-- Instruction --
Each line that holds the word "this" is to be identified and copied.

══════

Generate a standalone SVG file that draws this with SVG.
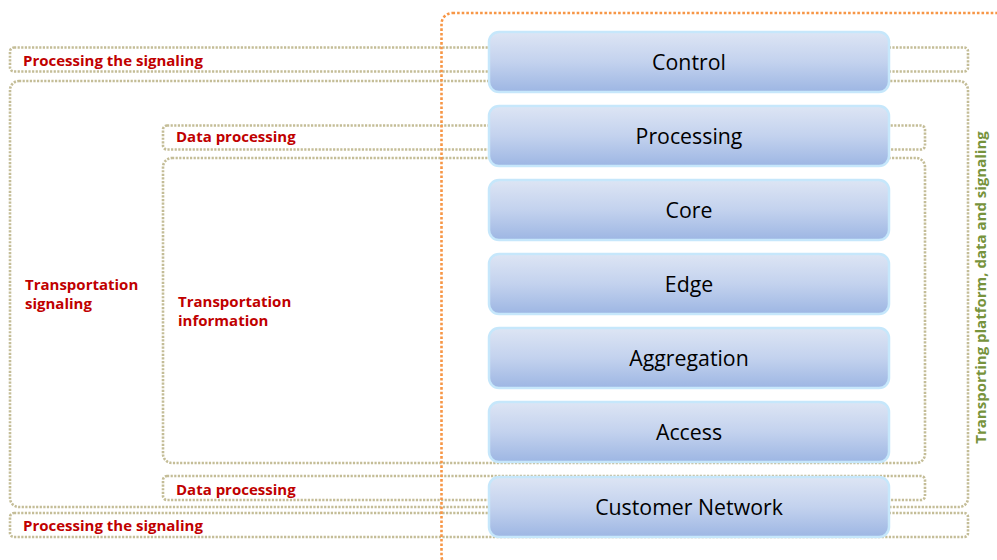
<svg xmlns="http://www.w3.org/2000/svg" width="997" height="560" viewBox="0 0 997 560">
<defs>
<linearGradient id="nodeGrad" x1="0" y1="0" x2="0" y2="1">
<stop offset="0" stop-color="#dde5f4"/>
<stop offset="0.5" stop-color="#c3d2ee"/>
<stop offset="1" stop-color="#9db6e3"/>
</linearGradient>
</defs>
<style>
.zone{fill:none;stroke:#c4bd97;stroke-width:2.6;stroke-dasharray:2.2 1.4}
.frame{fill:none;stroke:#f79646;stroke-width:2.6;stroke-dasharray:2.6 2}
.node rect{fill:url(#nodeGrad);stroke:#c6e7fb;stroke-width:2.5}
.node text{font-family:"Open Sans","Liberation Sans",sans-serif;font-size:21.3px;fill:#000;text-anchor:middle}
.lbl{font-family:"Open Sans","Liberation Sans",sans-serif;font-size:15px;font-weight:bold;fill:#c00000}
.side{font-family:"Open Sans","Liberation Sans",sans-serif;font-size:15px;font-weight:bold;fill:#77933c;text-anchor:middle}
</style>
<rect width="997" height="560" fill="#fff"/>
<g id="zones">
<rect class="zone" x="10" y="47.5" width="958" height="24" rx="4"/>
<rect class="zone" x="10" y="81" width="958" height="426" rx="9"/>
<rect class="zone" x="163" y="125.5" width="762" height="24" rx="4"/>
<rect class="zone" x="163" y="158" width="762" height="305" rx="9"/>
<rect class="zone" x="163" y="476" width="762" height="24" rx="4"/>
<rect class="zone" x="10" y="513" width="958" height="24" rx="4"/>
</g>
<g id="frame">
<rect class="frame" x="441.5" y="13" width="620" height="554" rx="11"/>
</g>
<g id="labels">
<text class="lbl" x="23" y="65.5">Processing the signaling</text>
<text class="lbl" x="176" y="142">Data processing</text>
<text class="lbl" x="25" y="289.5">Transportation</text>
<text class="lbl" x="25" y="309">signaling</text>
<text class="lbl" x="178" y="307">Transportation</text>
<text class="lbl" x="178" y="326">information</text>
<text class="lbl" x="176" y="494.5">Data processing</text>
<text class="lbl" x="23" y="531">Processing the signaling</text>
<text class="side" transform="translate(986,287.5) rotate(-90)">Transporting platform, data and signaling</text>
</g>
<g id="node-control" class="node"><rect x="489" y="32" width="400" height="60" rx="10"/><text x="689" y="70">Control</text></g>
<g id="node-processing" class="node"><rect x="489" y="106" width="400" height="60" rx="10"/><text x="689" y="144">Processing</text></g>
<g id="node-core" class="node"><rect x="489" y="180" width="400" height="60" rx="10"/><text x="689" y="218">Core</text></g>
<g id="node-edge" class="node"><rect x="489" y="254" width="400" height="60" rx="10"/><text x="689" y="292">Edge</text></g>
<g id="node-aggregation" class="node"><rect x="489" y="328" width="400" height="60" rx="10"/><text x="689" y="366">Aggregation</text></g>
<g id="node-access" class="node"><rect x="489" y="402" width="400" height="60" rx="10"/><text x="689" y="440">Access</text></g>
<g id="node-customer" class="node"><rect x="489" y="477" width="400" height="60" rx="10"/><text x="689" y="515">Customer Network</text></g>
<g id="connectors"></g>
</svg>
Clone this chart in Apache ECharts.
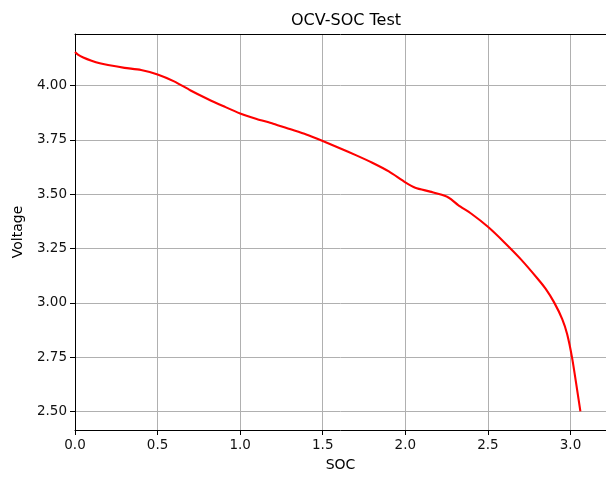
<!DOCTYPE html>
<html>
<head>
<meta charset="utf-8">
<script src="https://cdn.jsdelivr.net/npm/echarts@6/dist/echarts.min.js"></script>
<style>html,body{margin:0;padding:0;background:#fff}#c{width:606px;height:477px}</style>
</head>
<body>
<div id="c"></div>
<script>
const soc = [0, 0.02, 0.05, 0.1, 0.15, 0.2, 0.3, 0.4, 0.5, 0.6, 0.7, 0.8, 0.9, 1.0, 1.1, 1.2, 1.3, 1.4, 1.5, 1.6, 1.7, 1.8, 1.9, 2.0, 2.06, 2.15, 2.25, 2.28, 2.32, 2.4, 2.5, 2.6, 2.7, 2.8, 2.85, 2.9, 2.95, 2.98, 3.01, 3.04, 3.06];
const voltage = [4.155, 4.142, 4.13, 4.115, 4.103, 4.095, 4.082, 4.072, 4.052, 4.02, 3.978, 3.94, 3.905, 3.872, 3.847, 3.825, 3.80, 3.775, 3.745, 3.713, 3.68, 3.645, 3.605, 3.555, 3.53, 3.512, 3.49, 3.475, 3.45, 3.41, 3.35, 3.278, 3.2, 3.112, 3.064, 3.003, 2.925, 2.855, 2.745, 2.60, 2.50];
const xTicks = [0, 0.5, 1.0, 1.5, 2.0, 2.5, 3.0];
const yTicks = [2.5, 2.75, 3.0, 3.25, 3.5, 3.75, 4.0];

const chart = echarts.init(document.getElementById('c'), null, {renderer: 'canvas'});
const font = 'DejaVu Sans';
chart.setOption({
  animation: false,
  backgroundColor: '#ffffff',
  title: {
    text: 'OCV-SOC Test', left: 341, top: 8, textAlign: 'center',
    textStyle: {fontFamily: font, fontSize: 16, fontWeight: 'normal', color: '#000'}
  },
  grid: {left: 75, right: -2, top: 34, bottom: 46, containLabel: false},
  xAxis: [{
    type: 'value', min: 0, max: 3.215,
    name: 'SOC', nameLocation: 'middle', nameGap: 28,
    nameTextStyle: {fontFamily: font, fontSize: 14, color: '#000'},
    axisLine: {show: true, onZero: false, lineStyle: {color: '#000', width: 1}},
    axisTick: {show: true, inside: false, length: 5, customValues: xTicks, lineStyle: {color: '#000', width: 1}},
    axisLabel: {customValues: xTicks, formatter: v => v.toFixed(1), margin: 8, fontFamily: font, fontSize: 13.5, color: '#111'},
    splitLine: {show: true, lineStyle: {color: '#b0b0b0', width: 1}}
  }, {
    type: 'value', position: 'top', min: 0, max: 3.215,
    axisLine: {show: true, lineStyle: {color: '#000', width: 1}},
    axisTick: {show: false}, axisLabel: {show: false}, splitLine: {show: false}
  }],
  yAxis: {
    type: 'value', min: 2.414, max: 4.238,
    name: 'Voltage', nameLocation: 'middle', nameGap: 50, nameRotate: 90,
    nameTextStyle: {fontFamily: font, fontSize: 14, color: '#000'},
    axisLine: {show: true, onZero: false, lineStyle: {color: '#000', width: 1}},
    axisTick: {show: true, inside: false, length: 5, customValues: yTicks, lineStyle: {color: '#000', width: 1}},
    axisLabel: {customValues: yTicks, formatter: v => v.toFixed(2), margin: 8, fontFamily: font, fontSize: 13.5, color: '#111'},
    splitLine: {show: true, lineStyle: {color: '#b0b0b0', width: 1}}
  },
  series: [{
    type: 'line',
    data: soc.map((s, i) => [s, voltage[i]]),
    showSymbol: false, smooth: 0.25,
    lineStyle: {color: '#ff0000', width: 2.1},
    z: 5
  }]
});
</script>
</body>
</html>
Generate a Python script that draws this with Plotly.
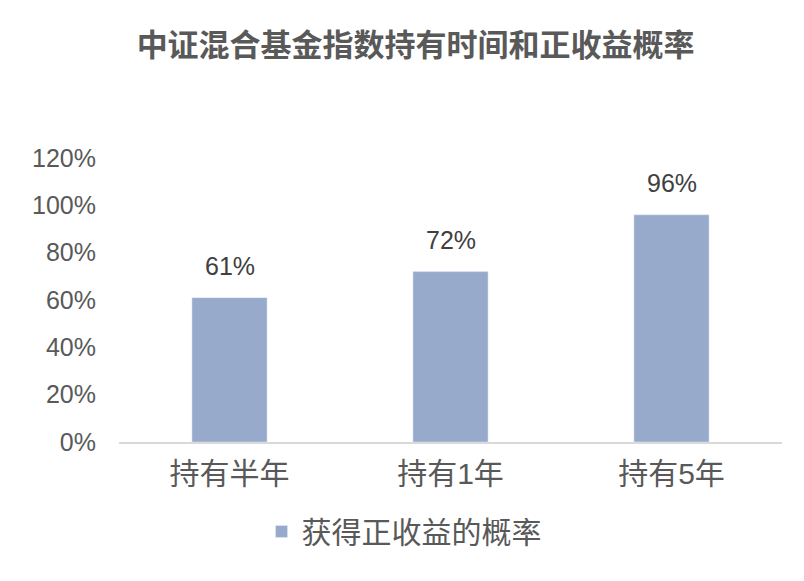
import plotly.graph_objects as go

categories = ["持有半年", "持有1年", "持有5年"]
probability = [0.61, 0.72, 0.96]
series_name = "获得正收益的概率"
tick_vals = [0, 0.2, 0.4, 0.6, 0.8, 1.0, 1.2]
tick_text = ["0%", "20%", "40%", "60%", "80%", "100%", "120%"]

font_family = "Liberation Sans, Noto Sans CJK SC"

fig = go.Figure()
fig.add_trace(go.Bar(
    x=categories, y=probability, name=series_name,
    marker=dict(color="#97aacb"),
    width=0.34,
    showlegend=True,
))

# value labels above bars
for c, v in zip(categories, probability):
    fig.add_annotation(x=c, y=v, text=f"{round(v * 100)}%", showarrow=False,
                       yanchor="bottom", yshift=16,
                       font=dict(size=25, color="#404040"))

# page body adds an 8px offset, so margins are shifted to compensate
fig.update_layout(
    width=804, height=581,
    paper_bgcolor="white", plot_bgcolor="white",
    font=dict(family=font_family, color="#595959"),
    title=dict(text="<b>中证混合基金指数持有时间和正收益概率</b>",
               x=0.507, xanchor="center", y=0.936, yanchor="middle",
               font=dict(size=31, color="#595959", family="Noto Sans CJK SC")),
    margin=dict(l=111, r=30, t=150, b=147, autoexpand=False),
    xaxis=dict(showline=True, linecolor="#d9d9d9", linewidth=2,
               tickfont=dict(size=30, color="#595959"), ticks="",
               showgrid=False, ticklabelstandoff=4),
    yaxis=dict(range=[0, 1.2], tickvals=tick_vals, ticktext=tick_text,
               showgrid=False, zeroline=False, showline=False,
               tickfont=dict(size=25, color="#595959"), ticks="",
               ticklabelstandoff=22),
    legend=dict(orientation="h", x=0.215, xanchor="left", y=-0.315,
                yanchor="middle", font=dict(size=30, color="#595959"),
                itemwidth=30),
)

fig.write_html("out.html")
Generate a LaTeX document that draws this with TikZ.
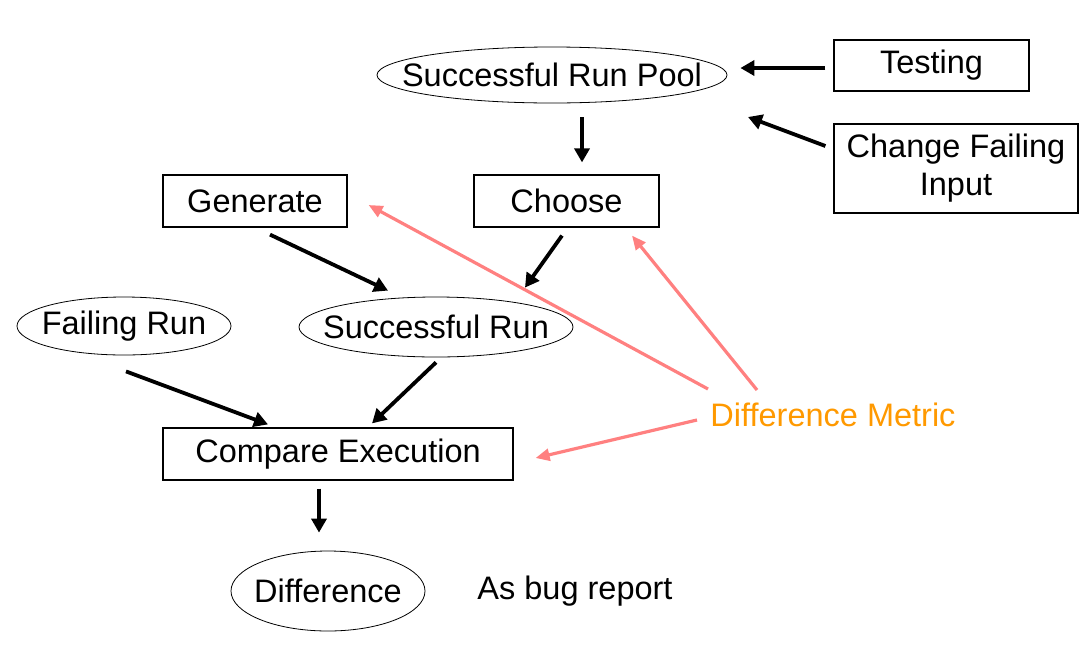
\documentclass[tikz,border=0pt]{standalone}
\usepackage{fontspec}
\setmainfont{Liberation Sans}
\usetikzlibrary{shapes.geometric,arrows.meta}
\definecolor{pinkarrow}{RGB}{255,128,128}
\definecolor{metricorange}{RGB}{255,153,0}
\newcommand{\zerow}[1]{\makebox[0pt]{#1}}
\begin{document}
\begin{tikzpicture}[x=1pt,y=-1pt,
  every node/.style={font=\fontsize{32.5}{38}\selectfont, inner sep=0pt},
  boxnode/.style={draw, line width=1.2pt, rectangle},
  ovalnode/.style={draw, line width=0.8pt, ellipse},
  flow/.style={line width=3.8pt, -{Triangle[length=14pt,width=15pt]}},
  metricflow/.style={pinkarrow, line width=3.2pt, -{Triangle[length=14pt,width=12pt]}}]
\useasboundingbox (0,0) rectangle (1082,646);
\node[ovalnode, minimum width=350pt, minimum height=56pt] (pool) at (552,75) {\zerow{Successful Run Pool}};
\node[boxnode, minimum width=195pt, minimum height=51pt] (testing) at (931.5,65.5) {Testing};
\node[boxnode, minimum width=244pt, minimum height=89pt, align=center] (change) at (956,168.5) {Change Failing\\Input};
\node[boxnode, minimum width=185pt, minimum height=52pt] (choose) at (566.5,201) {Choose};
\node[boxnode, minimum width=184pt, minimum height=52pt] (generate) at (255,201) {Generate};
\node[ovalnode, minimum width=214pt, minimum height=58pt] (failing) at (124,326) {\zerow{Failing Run}};
\node[ovalnode, minimum width=274pt, minimum height=60pt] (srun) at (436,327) {\zerow{Successful Run}};
\node[boxnode, minimum width=350pt, minimum height=52pt] (compare) at (338,454) {Compare Execution};
\node[ovalnode, minimum width=194pt, minimum height=80pt] (diff) at (328,591) {\zerow{Difference}};
\node (bug) at (575,591) {As bug report};
\node[text=metricorange] (metric) at (833,415) {Difference Metric};

\draw[flow] ([shift={(-8,2.5)}]testing.west) -- ([shift={(13,-7)}]pool.east);
\draw[flow] ([shift={(-8,-22.5)}]change.west) -- ([shift={(196,42)}]pool.center);
\draw[flow] ([shift={(30,42)}]pool.center) -- ([shift={(15.5,-12)}]choose.north);
\draw[flow] ([shift={(15,7)}]generate.south) -- ([shift={(-48,-6)}]srun.north);
\draw[flow] ([shift={(-4.5,8)}]choose.south) -- ([shift={(89,-9)}]srun.north);
\draw[flow] ([shift={(2,16)}]failing.south) -- ([shift={(-70,-3)}]compare.north);
\draw[flow] ([shift={(0,5)}]srun.south) -- ([shift={(34,-4)}]compare.north);
\draw[flow] ([shift={(-19,8)}]compare.south) -- ([shift={(-9,-18)}]diff.north);

\draw[metricflow] ([shift={(-125,-26)}]metric.center) -- ([shift={(21,4)}]generate.east);
\draw[metricflow] ([shift={(-76,-25)}]metric.center) -- ([shift={(65.5,8)}]choose.south);
\draw[metricflow] ([shift={(-136,5)}]metric.center) -- ([shift={(22,4)}]compare.east);
\end{tikzpicture}
\end{document}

══════

-- Written answer --
Generate a standalone SVG file that draws this with SVG.
Clone this chart in Apache ECharts.
Generate a Python script that draws this with Plotly.
Generate a LaTeX document that draws this with TikZ.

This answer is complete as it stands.